According to the National Retail Federation’s annual Halloween consumer survey, total Halloween spending this year will reach a record 10.6 billion dollars. Eeek!
I am not throwing stones. I love holidays, shopping, celebrating and generally having a fun time. I mean, Queen Elizabeth II’s appearance at Fall Fest didn’t happen on a dime.
But 10.6 billion dollars? That’s a lot of fixation on fright night. That’s a lot of profit on our fears. That’s a lot of money spent rubbing our noses in our own mortality.
Every year when I drive by front yards decorated with tombstones I think to myself, “They must not have a dear loved one who is literally buried under a literal headstone.” Because how could you decorate with a symbol of such profound grief?
And when I see blood and gore used as a costume prop, I think, “They probably never experienced the trauma of real violence, or felt the helplessness of a family member’s life slipping away.” Because it’s no longer all that funny if you’ve lived it for real.

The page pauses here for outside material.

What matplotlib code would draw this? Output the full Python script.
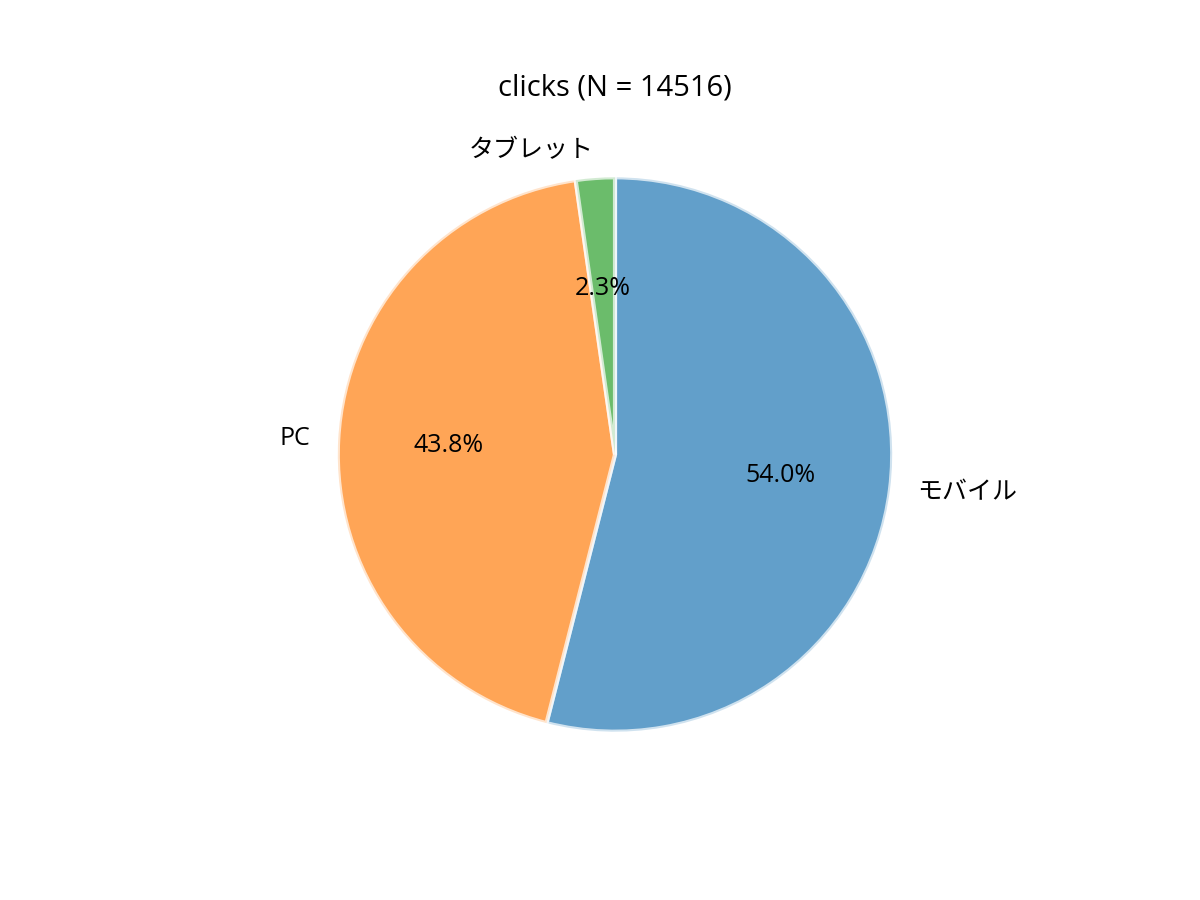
import matplotlib
matplotlib.use("Agg")
import matplotlib.pyplot as plt

plt.rcParams['font.family'] = ['Open Sans', 'Noto Sans CJK JP', 'DejaVu Sans']

# データ
labels = ["モバイル", "PC", "タブレット"]
clicks = [7835, 6352, 329]
colors = ["tab:blue", "tab:orange", "tab:green"]
total = sum(clicks)

fig, ax = plt.subplots(figsize=(8, 6), dpi=150)
ax.pie(clicks, labels=labels, colors=colors, autopct="%1.1f%%",
       startangle=90, counterclock=False,
       wedgeprops={"edgecolor": "white", "linewidth": 2, "alpha": 0.7},
       textprops={"fontsize": 12})
ax.set_title(f"clicks (N = {total})", fontsize=14)
fig.savefig("out.png")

And maybe it’s just me. I am sure I’m getting some eye rolls right now. I have plenty of friends for whom Halloween is their favorite holiday. I’m not judging. I’m just communicating my feelings. And I’m wanting to point our collective gaze up higher–to the face of Christ.
You see, I have witnessed in my lifetime a dramatic shift in culture. An internal, soul-level shift. People are tormented at unprecedented levels with depression, anxiety, fear, and hopelessness. With each generation of young people the torment grows.
Simply Google “increasing anxiety by generation” and you will see. Millennials and Gen Z are facing mental health struggles and pervasive fear at an alarming level and it’s not getting better.
I don’t have all the answers to all that. But I have an answer. Jesus.
Because you see, as followers of Jesus we don’t need to be afraid.
And I’m guessing you know that we don’t need to be afraid of silly things like ghosts and goblins, or zombies or The Grabber or Ghostface. It also means we don’t need to be afraid of more plausible troubles: apocalyptic climate change, the great reset, or paralyzing inflation. And it even means we don’t need to be afraid of more legitimate concerns: estranged relationships, financial collapse, ruined reputation.
It doesn’t mean we aren’t afraid. But we don’t need to be afraid. Not even of our deepest most profound fear.
Fear of Death.
There I said it. We don’t need to be afraid of dying. We don’t need to be afraid of our spouse dying. We don’t need to be afraid of our kids dying. We don’t need to be slaves to this fear of death.
Death is simply not the end. Remember? Remember Jesus and the resurrection and eternal life and the hope of heaven and all that? When these bodies give out and this life is over, that is literally just when it starts getting good for believers. This is a perfect time of year to remember that.
This particular season profits on our deepest, most profound fear. But Jesus’s victory is deeper and more profound still. May we live like that’s true. Because it is.
“Since the children have flesh and blood, he too shared in their humanity so that by his death he might break the power of him who holds the power of death-that is, the devil-and free those who all their lives were held in slavery by their fear of death” (Hebrews 2:14-15).